Cleaning up Mexico’s tarnished image

Mexican President Felipe Calderon
is launching a global public relations campaign to try to improve his country’s
image and neutralize coverage of the violent drug war scaring away tourists and
foreign investors.

Calderon declared all-out war on
drug cartels on taking office in late 2006, sending thousands of troops and
federal police across Mexico to take on the heavily armed gangs
running a multibillion dollar business.

The strategy has so far failed to
curb violence and more than 23,000 people have died in drug violence over the
past 3-1/2 years. Daily images of gruesome decapitations, charred and tortured
bodies hung from bridges and brazen daytime shootouts are commonplace on the
front pages of newspapers and evening news broadcasts.

Calderon, a strong-willed
conservative, says he is turning to private advertising firms to launch an
international image improvement campaign to show the world another, less
violent side of Mexico, a country that depends on some 20
million tourists a year to boost its public finances.

“We are promoting a
comprehensive advertising project in my government, primarily public relations,
and we are hiring the best agencies in the world promote Mexico‘s
image,” Calderon said this week during a speech in the northern state of
Baja California Sur.

“Yes, we will explain the
problems we have, but also how we are facing them.

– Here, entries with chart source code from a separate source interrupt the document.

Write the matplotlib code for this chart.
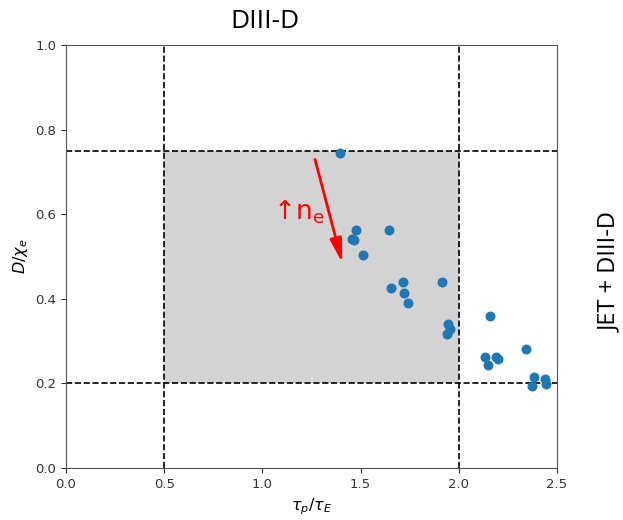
import matplotlib
matplotlib.use("Agg")
import matplotlib.pyplot as plt
from matplotlib.patches import Rectangle

# tau_p / tau_E and D / chi_e
tau_ratio = [1.395, 1.477, 1.646, 1.458, 1.468, 1.511, 1.714, 1.913, 1.655,
             1.721, 1.740, 1.943, 1.955, 1.938, 2.157, 2.135, 2.149, 2.189,
             2.198, 2.342, 2.385, 2.373, 2.439, 2.444]
d_chi = [0.744, 0.564, 0.562, 0.541, 0.540, 0.504, 0.441, 0.441, 0.425,
         0.415, 0.391, 0.340, 0.329, 0.318, 0.359, 0.263, 0.244, 0.263,
         0.258, 0.281, 0.216, 0.195, 0.211, 0.198]

# operating window
tau_lo, tau_hi = 0.5, 2.0
d_lo, d_hi = 0.2, 0.75

# density arrow (start -> end)
arrow_start = (1.268, 0.730)
arrow_end = (1.407, 0.485)

label_font = ["Open Sans", "DejaVu Sans"]

fig = plt.figure(figsize=(6.23, 5.2), dpi=100)
ax = fig.add_axes([0.106, 0.1, 0.788, 0.813])

ax.add_patch(Rectangle((tau_lo, d_lo), tau_hi - tau_lo, d_hi - d_lo,
                       facecolor="lightgray", edgecolor="none", zorder=0))
for x in (tau_lo, tau_hi):
    ax.axvline(x, color="black", linestyle="--", linewidth=1.2, zorder=1)
for y in (d_lo, d_hi):
    ax.axhline(y, color="black", linestyle="--", linewidth=1.2, zorder=1)

ax.scatter(tau_ratio, d_chi, s=38, color="#1f77b4", zorder=3)

ax.annotate("", xy=arrow_end, xytext=arrow_start,
            arrowprops=dict(arrowstyle="-|>,head_length=0.9,head_width=0.22",
                            color="red", lw=2, mutation_scale=16,
                            shrinkA=0, shrinkB=0),
            zorder=4)
ax.text(1.185, 0.605, "↑n$_\\mathregular{e}$", color="red", fontsize=19,
        ha="center", va="center", family="DejaVu Sans")

ax.set_xlim(0, 2.5)
ax.set_ylim(0, 1.0)
ax.set_xticks([0.0, 0.5, 1.0, 1.5, 2.0, 2.5])
ax.set_yticks([0.0, 0.2, 0.4, 0.6, 0.8, 1.0])
ax.tick_params(labelsize=9.5, colors="#333333")
for s in ax.spines.values():
    s.set_color("#555555")
ax.set_xlabel(r"$\tau_p/\tau_E$", fontsize=11.5)
ax.set_ylabel(r"$D/\chi_e$", fontsize=11.5)

fig.text(265 / 623, 1 - 21 / 520, "DIII-D", fontsize=19, ha="center",
         va="center", family=label_font)
fig.text(610 / 623, 1 - 272 / 520, "JET + DIII-D", fontsize=17,
         rotation=90, ha="center", va="center", family=label_font)

fig.savefig("out.png", dpi=100)
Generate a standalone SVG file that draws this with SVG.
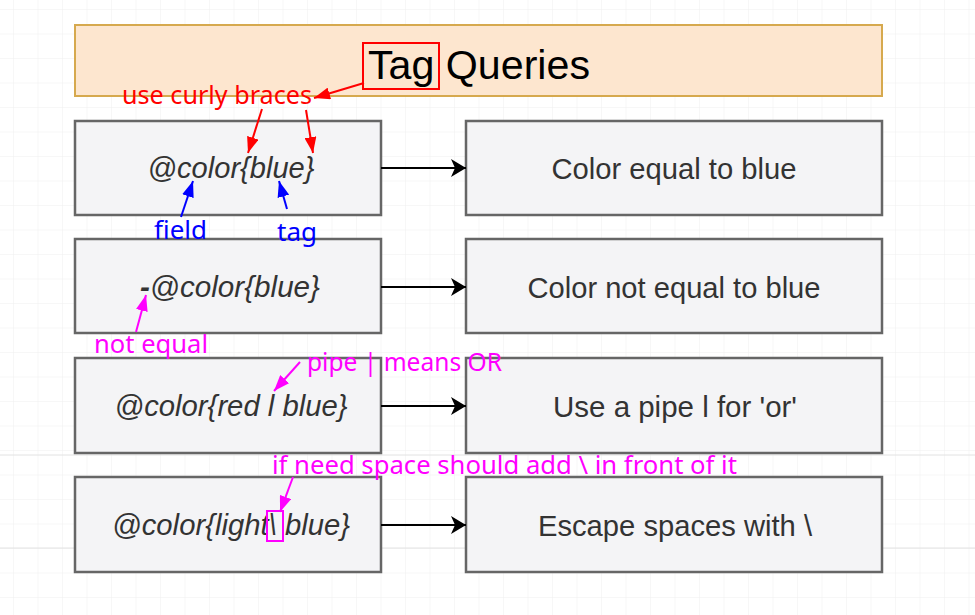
<svg xmlns="http://www.w3.org/2000/svg" width="975" height="615" viewBox="0 0 975 615">
<style>
.box{fill:#f4f4f6;stroke:#666;stroke-width:2.5}
.title{fill:#fde6cf;stroke:#d6a94e;stroke-width:2}
.lt{font-family:"Liberation Sans",Arial,sans-serif;font-style:italic;font-size:29px;fill:#333;text-anchor:middle}
.rt{font-family:"Liberation Sans",Arial,sans-serif;font-size:29px;fill:#333;text-anchor:middle}
.ann{font-family:"Noto Sans","Open Sans",sans-serif;font-size:25px}
.conn{stroke:#000;stroke-width:2;fill:none}
</style>
<defs>
<pattern id="grid" width="24.5" height="24.5" patternUnits="userSpaceOnUse" x="13" y="9">
<path d="M0 0H24.5M0 0V24.5" stroke="#f0f0f0" stroke-width="1" fill="none"/>
</pattern>
<marker id="ah" viewBox="0 0 15 18" refX="15" refY="9" markerWidth="15" markerHeight="18" markerUnits="userSpaceOnUse" orient="auto">
<path d="M0 0L15 9L0 18L4 9Z" fill="#000"/>
</marker>
<marker id="ar" viewBox="0 0 16 12" refX="16" refY="6" markerWidth="16" markerHeight="12" markerUnits="userSpaceOnUse" orient="auto">
<path d="M0 0L16 6L0 12Z" fill="#f00"/>
</marker>
<marker id="ab" viewBox="0 0 16 12" refX="16" refY="6" markerWidth="16" markerHeight="12" markerUnits="userSpaceOnUse" orient="auto">
<path d="M0 0L16 6L0 12Z" fill="#00f"/>
</marker>
<marker id="am" viewBox="0 0 16 12" refX="16" refY="6" markerWidth="16" markerHeight="12" markerUnits="userSpaceOnUse" orient="auto">
<path d="M0 0L16 6L0 12Z" fill="#f0f"/>
</marker>
</defs>
<rect width="975" height="615" fill="#fff"/>
<rect width="975" height="615" fill="url(#grid)"/>
<path d="M0 548H975M0 455H975" stroke="#e2e2e2" stroke-width="1"/>

<g id="title">
<rect class="title" x="75" y="25" width="807" height="71"/>
<text x="368" y="79" font-family="Liberation Sans,Arial,sans-serif" font-size="40" fill="#000" textLength="222" lengthAdjust="spacingAndGlyphs">Tag Queries</text>
<rect x="363" y="43" width="76" height="46" fill="none" stroke="#f00" stroke-width="2"/>
</g>

<g id="q1"><rect class="box" x="75" y="121" width="306" height="94"/><text class="lt" x="231" y="178" textLength="167" lengthAdjust="spacingAndGlyphs">@color{blue}</text></g>
<g id="q2"><rect class="box" x="75" y="239" width="306" height="94"/><text class="lt" x="230" y="297" textLength="180" lengthAdjust="spacingAndGlyphs"><tspan font-weight="bold">-</tspan>@color{blue}</text></g>
<g id="q3"><rect class="box" x="75" y="358" width="306" height="95"/><text class="lt" x="231" y="416" textLength="233" lengthAdjust="spacingAndGlyphs">@color{red l blue}</text></g>
<g id="q4"><rect class="box" x="75" y="477" width="306" height="95"/><text class="lt" x="231" y="535" textLength="238" lengthAdjust="spacingAndGlyphs">@color{light\ blue}</text></g>

<g id="r1"><rect class="box" x="466" y="121" width="416" height="94"/><text class="rt" x="674" y="179" textLength="245" lengthAdjust="spacingAndGlyphs">Color equal to blue</text></g>
<g id="r2"><rect class="box" x="466" y="239" width="416" height="94"/><text class="rt" x="674" y="298" textLength="293" lengthAdjust="spacingAndGlyphs">Color not equal to blue</text></g>
<g id="r3"><rect class="box" x="466" y="358" width="416" height="95"/><text class="rt" x="675" y="417" textLength="244" lengthAdjust="spacingAndGlyphs">Use a pipe l for 'or'</text></g>
<g id="r4"><rect class="box" x="466" y="477" width="416" height="95"/><text class="rt" x="675" y="536" textLength="274" lengthAdjust="spacingAndGlyphs">Escape spaces with \</text></g>

<g id="connectors">
<path class="conn" d="M381 168H466" marker-end="url(#ah)"/>
<path class="conn" d="M381 287H466" marker-end="url(#ah)"/>
<path class="conn" d="M381 406H466" marker-end="url(#ah)"/>
<path class="conn" d="M381 525H466" marker-end="url(#ah)"/>
</g>

<g id="annotations">
<rect x="267" y="511" width="16" height="30" fill="none" stroke="#f0f" stroke-width="2"/>
<text class="ann" x="122" y="104" fill="#f00" textLength="190" lengthAdjust="spacingAndGlyphs">use curly braces</text>
<text class="ann" x="154" y="239" fill="#00f" textLength="53" lengthAdjust="spacingAndGlyphs">field</text>
<text class="ann" x="277" y="241" fill="#00f" textLength="40" lengthAdjust="spacingAndGlyphs">tag</text>
<text class="ann" x="94" y="353" fill="#f0f" textLength="114" lengthAdjust="spacingAndGlyphs">not equal</text>
<text class="ann" x="307" y="371" fill="#f0f" textLength="195" lengthAdjust="spacingAndGlyphs">pipe | means OR</text>
<text class="ann" x="272" y="474" fill="#f0f" textLength="465" lengthAdjust="spacingAndGlyphs">if need space should add \ in front of it</text>
<path d="M364 83L314 98" stroke="#f00" stroke-width="2" marker-end="url(#ar)"/>
<path d="M262 109L248 153" stroke="#f00" stroke-width="2" marker-end="url(#ar)"/>
<path d="M306 110L313 153" stroke="#f00" stroke-width="2" marker-end="url(#ar)"/>
<path d="M181 217L193 181" stroke="#00f" stroke-width="2" marker-end="url(#ab)"/>
<path d="M287 209L279 181" stroke="#00f" stroke-width="2" marker-end="url(#ab)"/>
<path d="M136 332L146 295" stroke="#f0f" stroke-width="2" marker-end="url(#am)"/>
<path d="M300 362L274 391" stroke="#f0f" stroke-width="2" marker-end="url(#am)"/>
<path d="M293 477L280 512" stroke="#f0f" stroke-width="2" marker-end="url(#am)"/>
</g>
</svg>
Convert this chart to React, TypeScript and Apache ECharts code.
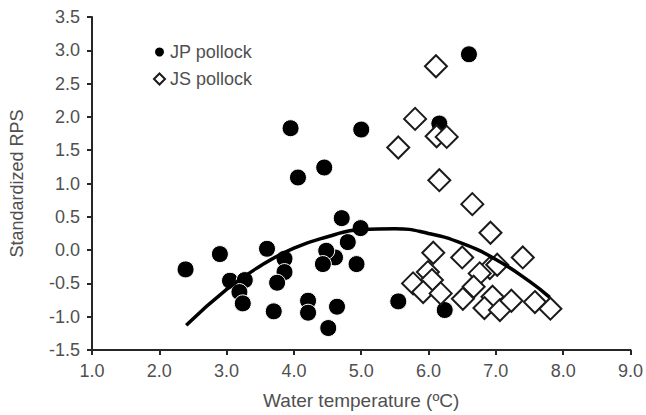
import React, { useEffect, useRef } from "react";
import * as echarts from "echarts";

const jpTemp = [2.39, 2.9, 3.05, 3.27, 3.19, 3.24, 3.6, 3.86, 3.86, 3.75, 3.7, 4.21, 4.21, 3.95, 4.06, 4.45, 4.71, 4.99, 4.8, 4.61, 4.48, 4.43, 4.93, 4.64, 4.51, 5.55, 5.0, 6.6, 6.16, 6.24];
const jpRps = [-0.29, -0.06, -0.46, -0.45, -0.63, -0.8, 0.02, -0.13, -0.33, -0.49, -0.92, -0.76, -0.94, 1.83, 1.09, 1.24, 0.48, 0.33, 0.12, -0.11, -0.01, -0.21, -0.21, -0.85, -1.17, -0.77, 1.81, 2.94, 1.9, -0.9];

const jsTemp = [6.11, 5.8, 6.12, 6.27, 5.55, 6.16, 6.65, 6.92, 6.07, 6.5, 7.4, 6.91, 7.02, 6.76, 5.99, 5.77, 6.05, 5.92, 6.18, 6.51, 6.67, 6.95, 6.83, 7.06, 7.23, 7.58, 7.81];
const jsRps = [2.76, 1.97, 1.71, 1.7, 1.54, 1.05, 0.69, 0.26, -0.04, -0.11, -0.11, -0.27, -0.22, -0.35, -0.33, -0.5, -0.45, -0.63, -0.65, -0.73, -0.55, -0.7, -0.87, -0.9, -0.76, -0.78, -0.88];

const curveTemp = [2.4, 3.0, 3.5, 4.0, 4.5, 5.0, 5.5, 6.0, 6.5, 7.0, 7.5, 7.8];
const curveRps = [-1.13, -0.59, -0.24, 0.03, 0.2, 0.31, 0.32, 0.25, 0.1, -0.14, -0.47, -0.71];

const seriesNames = ["JP pollock", "JS pollock"];
const xTitle = "Water temperature (ºC)";
const yTitle = "Standardized RPS";

const FONT = "Liberation Sans, Arial, sans-serif";
const TEXT = "#505050";

export default function App() {
  const ref = useRef<HTMLDivElement>(null);
  useEffect(() => {
    if (!ref.current) return;
    const chart = echarts.init(ref.current, undefined, { renderer: "svg" });
    const zip = (a: number[], b: number[]) => a.map((v, i) => [v, b[i]]);
    chart.setOption({
      animation: false,
      backgroundColor: "#ffffff",
      textStyle: { fontFamily: FONT },
      grid: { left: 92, right: 15, top: 17, bottom: 63 },
      legend: {
        orient: "vertical",
        left: 148,
        top: 38,
        itemWidth: 11,
        itemHeight: 11,
        itemGap: 9,
        data: seriesNames,
        textStyle: { fontFamily: FONT, fontSize: 18, color: TEXT },
      },
      xAxis: {
        type: "value",
        min: 1,
        max: 9,
        interval: 1,
        name: xTitle,
        nameLocation: "middle",
        nameGap: 41,
        nameTextStyle: { fontFamily: FONT, fontSize: 19, color: TEXT },
        axisLine: { show: true, onZero: false, lineStyle: { color: "#262626", width: 2 } },
        axisTick: { show: true, length: 5, lineStyle: { color: "#262626", width: 2 } },
        axisLabel: { margin: 12, fontFamily: FONT, fontSize: 18, color: TEXT, formatter: (v: number) => v.toFixed(1) },
        splitLine: { show: false },
      },
      yAxis: {
        type: "value",
        min: -1.5,
        max: 3.5,
        interval: 0.5,
        name: yTitle,
        nameLocation: "middle",
        nameGap: 66,
        nameTextStyle: { fontFamily: FONT, fontSize: 18, color: TEXT },
        axisLine: { show: true, onZero: false, lineStyle: { color: "#262626", width: 2 } },
        axisTick: { show: true, length: 5, lineStyle: { color: "#262626", width: 2 } },
        axisLabel: { margin: 12, fontFamily: FONT, fontSize: 18, color: TEXT, formatter: (v: number) => v.toFixed(1) },
        splitLine: { show: false },
      },
      series: [
        {
          name: seriesNames[0],
          type: "scatter",
          symbol: "circle",
          symbolSize: 17,
          itemStyle: { color: "#000000", borderColor: "#ffffff", borderWidth: 1, opacity: 1 },
          data: zip(jpTemp, jpRps),
          z: 2,
        },
        {
          name: seriesNames[1],
          type: "scatter",
          symbol: "diamond",
          symbolSize: 22,
          itemStyle: { color: "#ffffff", borderColor: "#1a1a1a", borderWidth: 2, opacity: 1 },
          data: zip(jsTemp, jsRps),
          z: 3,
        },
        {
          name: "fit",
          type: "line",
          smooth: true,
          showSymbol: false,
          symbol: "none",
          lineStyle: { color: "#000000", width: 3.5 },
          data: zip(curveTemp, curveRps),
          z: 4,
        },
      ],
    });
    return () => chart.dispose();
  }, []);
  return (
    <div
      ref={ref}
      style={{ position: "fixed", left: 0, top: 0, width: 646, height: 415, background: "#fff" }}
    />
  );
}
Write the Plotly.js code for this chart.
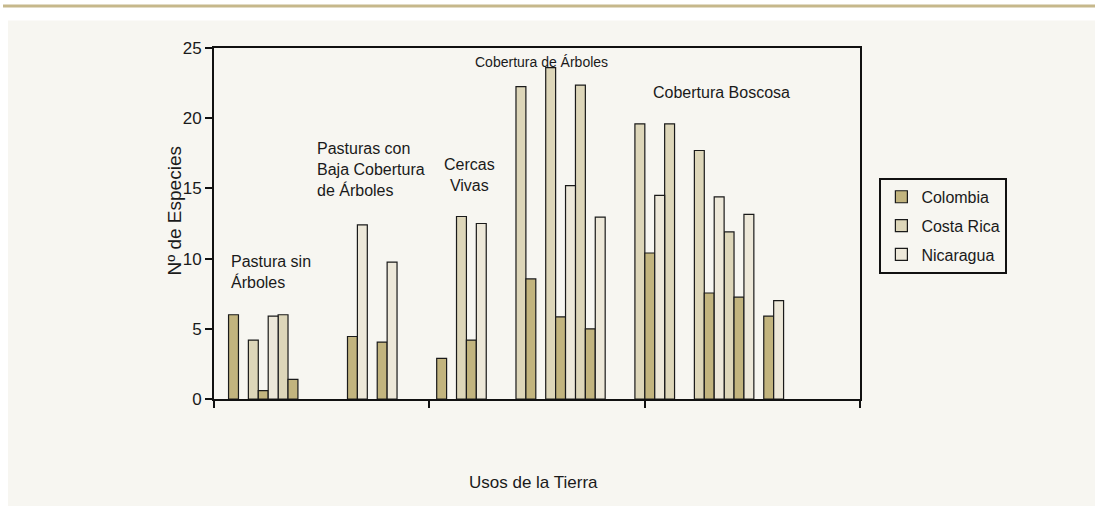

Above all we want to show
what our country has to offer, which is a lot,” Calderon said.

The campaign, cost and other
details were not disclosed, will be run out of Mexico‘s
tourism ministry.

The timing of the charm offensive
comes as Mexico is heading into local elections on 4
July in almost half of Mexican states and follows one of the worst spikes in
violence as drug killings continue to escalate.